* Start Source data *

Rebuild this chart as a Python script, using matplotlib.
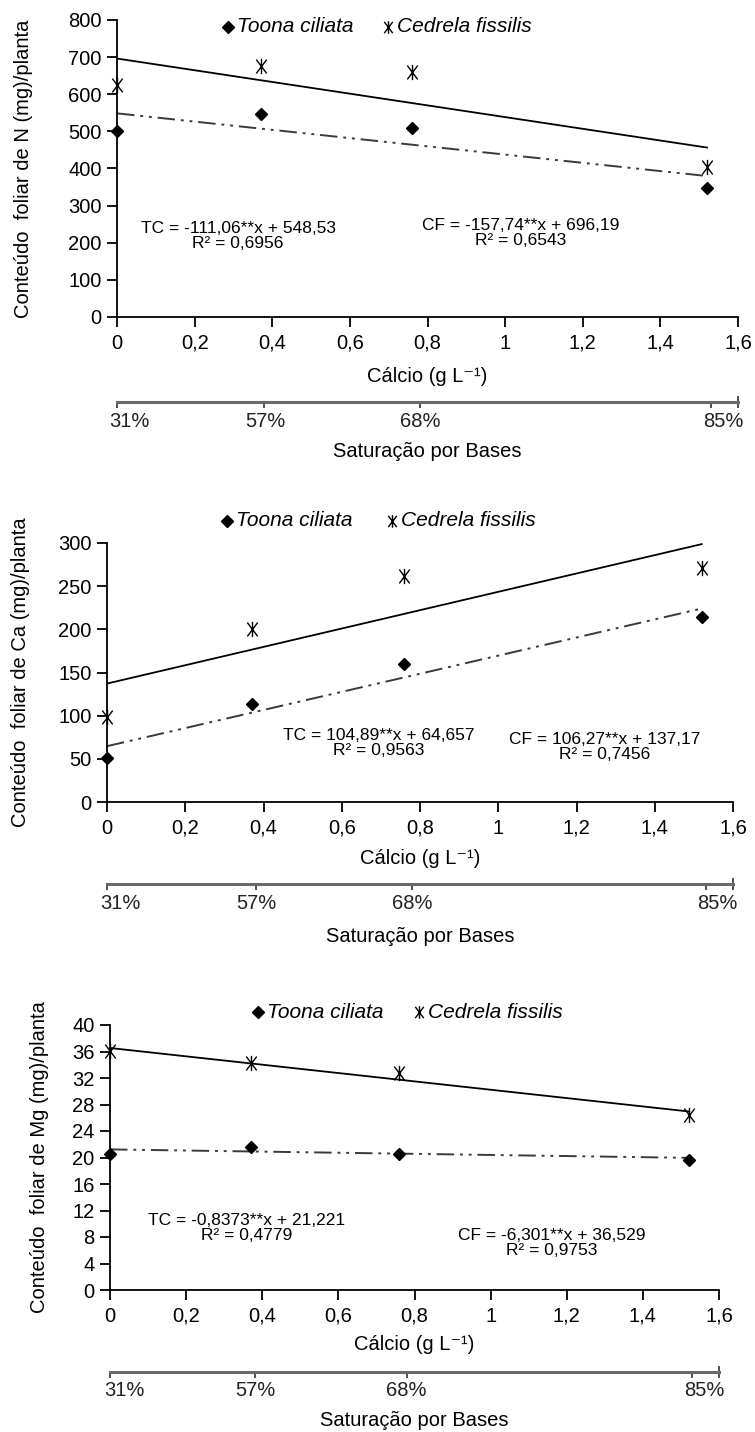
import matplotlib
matplotlib.use("Agg")
import matplotlib.pyplot as plt
from matplotlib.path import Path
import numpy as np

plt.rcParams['font.family'] = ['Liberation Sans', 'DejaVu Sans']

# ---------------- data ----------------
calcio = [0.0, 0.37, 0.76, 1.52]
sat_labels = ['31%', '57%', '68%', '85%']
sat_pos = [0.0, 0.38, 0.78, 1.53]
x_ticks = [0, 0.2, 0.4, 0.6, 0.8, 1.0, 1.2, 1.4, 1.6]
x_ticklabels = ['0', '0,2', '0,4', '0,6', '0,8', '1', '1,2', '1,4', '1,6']

# N
n_tc = [500, 547, 508, 348]
n_cf = [625, 676, 660, 404]
n_tc_coef = (-111.06, 548.53)
n_cf_coef = (-157.74, 696.19)
n_yticks = [0, 100, 200, 300, 400, 500, 600, 700, 800]
n_eq_tc = 'TC = -111,06**x + 548,53\nR² = 0,6956'
n_eq_cf = 'CF = -157,74**x + 696,19\nR² = 0,6543'

# Ca
ca_tc = [51, 113, 160, 214]
ca_cf = [98, 200, 262, 271]
ca_tc_coef = (104.89, 64.657)
ca_cf_coef = (106.27, 137.17)
ca_yticks = [0, 50, 100, 150, 200, 250, 300]
ca_eq_tc = 'TC = 104,89**x + 64,657\nR² = 0,9563'
ca_eq_cf = 'CF = 106,27**x + 137,17\nR² = 0,7456'

# Mg
mg_tc = [20.6, 21.6, 20.6, 19.6]
mg_cf = [36.1, 34.3, 32.7, 26.4]
mg_tc_coef = (-0.8373, 21.221)
mg_cf_coef = (-6.301, 36.529)
mg_yticks = [0, 4, 8, 12, 16, 20, 24, 28, 32, 36, 40]
mg_eq_tc = 'TC = -0,8373**x + 21,221\nR² = 0,4779'
mg_eq_cf = 'CF = -6,301**x + 36,529\nR² = 0,9753'

ylabels = ['Conteúdo  foliar de N (mg)/planta',
           'Conteúdo  foliar de Ca (mg)/planta',
           'Conteúdo  foliar de Mg (mg)/planta']
legend_names = ['Toona ciliata', 'Cedrela fissilis']
xlabel = 'Cálcio (g L⁻¹)'
sat_title = 'Saturação por Bases'

W, H = 755, 1432
fig = plt.figure(figsize=(W / 100, H / 100), dpi=100)

def px_axes(l, t, r, b):
    return fig.add_axes([l / W, (H - b) / H, (r - l) / W, (b - t) / H])

# Excel-like asterisk: X plus vertical bar
asterisk = Path([(-0.75, -1), (0.75, 1), (-0.75, 1), (0.75, -1), (0, -1.1), (0, 1.1)],
                [Path.MOVETO, Path.LINETO, Path.MOVETO, Path.LINETO, Path.MOVETO, Path.LINETO])
tc_style = (0, (9, 3, 1.5, 3, 1.5, 3))
FS = 14.5

def panel(box, tc, cf, tc_coef, cf_coef, yticks, ylabel, eq_tc, eq_cf,
          eq_tc_pos, eq_cf_pos, leg_y, leg_x, ylab_x, sec_y, xlabel_y,
          satlab_y, sat_title_y, sat_lab_x):
    l, t, r, b = box
    ax = px_axes(l, t, r, b)
    xs = np.array([calcio[0], calcio[-1]])
    ax.plot(xs, tc_coef[0] * xs + tc_coef[1], color='#3a3a3a', lw=1.4,
            linestyle=tc_style, zorder=2)
    ax.plot(xs, cf_coef[0] * xs + cf_coef[1], color='black', lw=1.3, zorder=2)
    ax.plot(calcio, tc, linestyle='none', marker='D', ms=6, color='black',
            clip_on=False, zorder=3)
    ax.plot(calcio, cf, linestyle='none', marker=asterisk, ms=11, mew=1.0,
            color='black', mfc='none', clip_on=False, zorder=3)
    ax.set_xlim(0, 1.6)
    ax.set_ylim(yticks[0], yticks[-1])
    ax.set_yticks(yticks)
    ax.set_yticklabels([str(v) for v in yticks])
    ax.set_xticks(x_ticks)
    ax.set_xticklabels(x_ticklabels)
    for s in ['top', 'right']:
        ax.spines[s].set_visible(False)
    for s in ['left', 'bottom']:
        ax.spines[s].set_linewidth(1.3)
    ax.tick_params(direction='out', length=7, width=1.3, labelsize=FS,
                   colors='black')
    ax.tick_params(axis='x', pad=5)
    ax.tick_params(axis='y', pad=4)
    ax.patch.set_alpha(0)
    fig.text(ylab_x / W, 1 - (t + b) / 2 / H, ylabel, rotation=90,
             ha='center', va='center', fontsize=FS)
    # equations
    fig.text(eq_tc_pos[0] / W, 1 - eq_tc_pos[1] / H, eq_tc,
             ha='center', va='center', fontsize=12.5, linespacing=1.0)
    fig.text(eq_cf_pos[0] / W, 1 - eq_cf_pos[1] / H, eq_cf,
             ha='center', va='center', fontsize=12.5, linespacing=1.0)
    # legend
    ly = 1 - leg_y / H
    fig.lines.append(plt.Line2D([leg_x[0] / W], [ly], marker='D', ms=6,
                                color='black', linestyle='none',
                                transform=fig.transFigure))
    fig.text((leg_x[0] + 9) / W, ly, legend_names[0], style='italic',
             fontsize=15, ha='left', va='center')
    fig.lines.append(plt.Line2D([leg_x[1] / W], [ly], marker=asterisk, ms=9,
                                mew=1.0, color='black', linestyle='none',
                                transform=fig.transFigure))
    fig.text((leg_x[1] + 9) / W, ly, legend_names[1], style='italic',
             fontsize=15, ha='left', va='center')
    # x label
    fig.text((l + r) / 2 / W, 1 - xlabel_y / H, xlabel,
             ha='center', va='center', fontsize=FS)
    # secondary axis (Saturação por Bases)
    sax = px_axes(l, sec_y - 1, r, sec_y)
    sax.set_xlim(0, 1.6)
    sax.set_yticks([])
    for s in ['top', 'right', 'left']:
        sax.spines[s].set_visible(False)
    sax.spines['bottom'].set_color('#6a6a6a')
    sax.spines['bottom'].set_linewidth(2.2)
    sax.patch.set_alpha(0)
    sax.set_xticks(sat_pos)
    sax.set_xticklabels([])
    sax.set_xticks([0, 1.6], minor=True)
    sax.tick_params(axis='x', which='major', direction='out', length=4,
                    width=1.2, colors='#333333')
    sax.tick_params(axis='x', which='minor', direction='inout', length=8,
                    width=1.2, colors='#333333')
    for lab, xp in zip(sat_labels, sat_lab_x):
        fig.text(xp / W, 1 - satlab_y / H, lab, ha='center', va='center',
                 fontsize=FS, color='#222222')
    fig.text((l + r) / 2 / W, 1 - sat_title_y / H, sat_title,
             ha='center', va='center', fontsize=FS)
    return ax

panel((117, 20, 738, 317), n_tc, n_cf, n_tc_coef, n_cf_coef, n_yticks,
      ylabels[0], n_eq_tc, n_eq_cf,
      (238, 236), (521, 233),
      27, (228, 388), 24, 402, 377, 422, 452, (129, 265, 420, 723))

panel((107, 543, 733, 802), ca_tc, ca_cf, ca_tc_coef, ca_cf_coef, ca_yticks,
      ylabels[1], ca_eq_tc, ca_eq_cf,
      (379, 743), (605, 747),
      521, (227, 392), 21, 884, 858, 904, 937, (120, 256, 412, 717))

panel((110, 1025, 719, 1290), mg_tc, mg_cf, mg_tc_coef, mg_cf_coef, mg_yticks,
      ylabels[2], mg_eq_tc, mg_eq_cf,
      (247, 1228), (552, 1243),
      1012, (258, 419), 40, 1372, 1345, 1390, 1420, (124, 255, 406, 704))

fig.savefig('out.png', dpi=100)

* End Source data *

_Written instruction_: Every line above should be repeated exactly; pictures stay out of the copy.

_Answer to this exercise_:
Rebuild this chart as a Python script, using matplotlib.
import matplotlib
matplotlib.use("Agg")
import matplotlib.pyplot as plt
from matplotlib.path import Path
import numpy as np

plt.rcParams['font.family'] = ['Liberation Sans', 'DejaVu Sans']

# ---------------- data ----------------
calcio = [0.0, 0.37, 0.76, 1.52]
sat_labels = ['31%', '57%', '68%', '85%']
sat_pos = [0.0, 0.38, 0.78, 1.53]
x_ticks = [0, 0.2, 0.4, 0.6, 0.8, 1.0, 1.2, 1.4, 1.6]
x_ticklabels = ['0', '0,2', '0,4', '0,6', '0,8', '1', '1,2', '1,4', '1,6']

# N
n_tc = [500, 547, 508, 348]
n_cf = [625, 676, 660, 404]
n_tc_coef = (-111.06, 548.53)
n_cf_coef = (-157.74, 696.19)
n_yticks = [0, 100, 200, 300, 400, 500, 600, 700, 800]
n_eq_tc = 'TC = -111,06**x + 548,53\nR² = 0,6956'
n_eq_cf = 'CF = -157,74**x + 696,19\nR² = 0,6543'

# Ca
ca_tc = [51, 113, 160, 214]
ca_cf = [98, 200, 262, 271]
ca_tc_coef = (104.89, 64.657)
ca_cf_coef = (106.27, 137.17)
ca_yticks = [0, 50, 100, 150, 200, 250, 300]
ca_eq_tc = 'TC = 104,89**x + 64,657\nR² = 0,9563'
ca_eq_cf = 'CF = 106,27**x + 137,17\nR² = 0,7456'

# Mg
mg_tc = [20.6, 21.6, 20.6, 19.6]
mg_cf = [36.1, 34.3, 32.7, 26.4]
mg_tc_coef = (-0.8373, 21.221)
mg_cf_coef = (-6.301, 36.529)
mg_yticks = [0, 4, 8, 12, 16, 20, 24, 28, 32, 36, 40]
mg_eq_tc = 'TC = -0,8373**x + 21,221\nR² = 0,4779'
mg_eq_cf = 'CF = -6,301**x + 36,529\nR² = 0,9753'

ylabels = ['Conteúdo  foliar de N (mg)/planta',
           'Conteúdo  foliar de Ca (mg)/planta',
           'Conteúdo  foliar de Mg (mg)/planta']
legend_names = ['Toona ciliata', 'Cedrela fissilis']
xlabel = 'Cálcio (g L⁻¹)'
sat_title = 'Saturação por Bases'

W, H = 755, 1432
fig = plt.figure(figsize=(W / 100, H / 100), dpi=100)

def px_axes(l, t, r, b):
    return fig.add_axes([l / W, (H - b) / H, (r - l) / W, (b - t) / H])

# Excel-like asterisk: X plus vertical bar
asterisk = Path([(-0.75, -1), (0.75, 1), (-0.75, 1), (0.75, -1), (0, -1.1), (0, 1.1)],
                [Path.MOVETO, Path.LINETO, Path.MOVETO, Path.LINETO, Path.MOVETO, Path.LINETO])
tc_style = (0, (9, 3, 1.5, 3, 1.5, 3))
FS = 14.5

def panel(box, tc, cf, tc_coef, cf_coef, yticks, ylabel, eq_tc, eq_cf,
          eq_tc_pos, eq_cf_pos, leg_y, leg_x, ylab_x, sec_y, xlabel_y,
          satlab_y, sat_title_y, sat_lab_x):
    l, t, r, b = box
    ax = px_axes(l, t, r, b)
    xs = np.array([calcio[0], calcio[-1]])
    ax.plot(xs, tc_coef[0] * xs + tc_coef[1], color='#3a3a3a', lw=1.4,
            linestyle=tc_style, zorder=2)
    ax.plot(xs, cf_coef[0] * xs + cf_coef[1], color='black', lw=1.3, zorder=2)
    ax.plot(calcio, tc, linestyle='none', marker='D', ms=6, color='black',
            clip_on=False, zorder=3)
    ax.plot(calcio, cf, linestyle='none', marker=asterisk, ms=11, mew=1.0,
            color='black', mfc='none', clip_on=False, zorder=3)
    ax.set_xlim(0, 1.6)
    ax.set_ylim(yticks[0], yticks[-1])
    ax.set_yticks(yticks)
    ax.set_yticklabels([str(v) for v in yticks])
    ax.set_xticks(x_ticks)
    ax.set_xticklabels(x_ticklabels)
    for s in ['top', 'right']:
        ax.spines[s].set_visible(False)
    for s in ['left', 'bottom']:
        ax.spines[s].set_linewidth(1.3)
    ax.tick_params(direction='out', length=7, width=1.3, labelsize=FS,
                   colors='black')
    ax.tick_params(axis='x', pad=5)
    ax.tick_params(axis='y', pad=4)
    ax.patch.set_alpha(0)
    fig.text(ylab_x / W, 1 - (t + b) / 2 / H, ylabel, rotation=90,
             ha='center', va='center', fontsize=FS)
    # equations
    fig.text(eq_tc_pos[0] / W, 1 - eq_tc_pos[1] / H, eq_tc,
             ha='center', va='center', fontsize=12.5, linespacing=1.0)
    fig.text(eq_cf_pos[0] / W, 1 - eq_cf_pos[1] / H, eq_cf,
             ha='center', va='center', fontsize=12.5, linespacing=1.0)
    # legend
    ly = 1 - leg_y / H
    fig.lines.append(plt.Line2D([leg_x[0] / W], [ly], marker='D', ms=6,
                                color='black', linestyle='none',
                                transform=fig.transFigure))
    fig.text((leg_x[0] + 9) / W, ly, legend_names[0], style='italic',
             fontsize=15, ha='left', va='center')
    fig.lines.append(plt.Line2D([leg_x[1] / W], [ly], marker=asterisk, ms=9,
                                mew=1.0, color='black', linestyle='none',
                                transform=fig.transFigure))
    fig.text((leg_x[1] + 9) / W, ly, legend_names[1], style='italic',
             fontsize=15, ha='left', va='center')
    # x label
    fig.text((l + r) / 2 / W, 1 - xlabel_y / H, xlabel,
             ha='center', va='center', fontsize=FS)
    # secondary axis (Saturação por Bases)
    sax = px_axes(l, sec_y - 1, r, sec_y)
    sax.set_xlim(0, 1.6)
    sax.set_yticks([])
    for s in ['top', 'right', 'left']:
        sax.spines[s].set_visible(False)
    sax.spines['bottom'].set_color('#6a6a6a')
    sax.spines['bottom'].set_linewidth(2.2)
    sax.patch.set_alpha(0)
    sax.set_xticks(sat_pos)
    sax.set_xticklabels([])
    sax.set_xticks([0, 1.6], minor=True)
    sax.tick_params(axis='x', which='major', direction='out', length=4,
                    width=1.2, colors='#333333')
    sax.tick_params(axis='x', which='minor', direction='inout', length=8,
                    width=1.2, colors='#333333')
    for lab, xp in zip(sat_labels, sat_lab_x):
        fig.text(xp / W, 1 - satlab_y / H, lab, ha='center', va='center',
                 fontsize=FS, color='#222222')
    fig.text((l + r) / 2 / W, 1 - sat_title_y / H, sat_title,
             ha='center', va='center', fontsize=FS)
    return ax

panel((117, 20, 738, 317), n_tc, n_cf, n_tc_coef, n_cf_coef, n_yticks,
      ylabels[0], n_eq_tc, n_eq_cf,
      (238, 236), (521, 233),
      27, (228, 388), 24, 402, 377, 422, 452, (129, 265, 420, 723))

panel((107, 543, 733, 802), ca_tc, ca_cf, ca_tc_coef, ca_cf_coef, ca_yticks,
      ylabels[1], ca_eq_tc, ca_eq_cf,
      (379, 743), (605, 747),
      521, (227, 392), 21, 884, 858, 904, 937, (120, 256, 412, 717))

panel((110, 1025, 719, 1290), mg_tc, mg_cf, mg_tc_coef, mg_cf_coef, mg_yticks,
      ylabels[2], mg_eq_tc, mg_eq_cf,
      (247, 1228), (552, 1243),
      1012, (258, 419), 40, 1372, 1345, 1390, 1420, (124, 255, 406, 704))

fig.savefig('out.png', dpi=100)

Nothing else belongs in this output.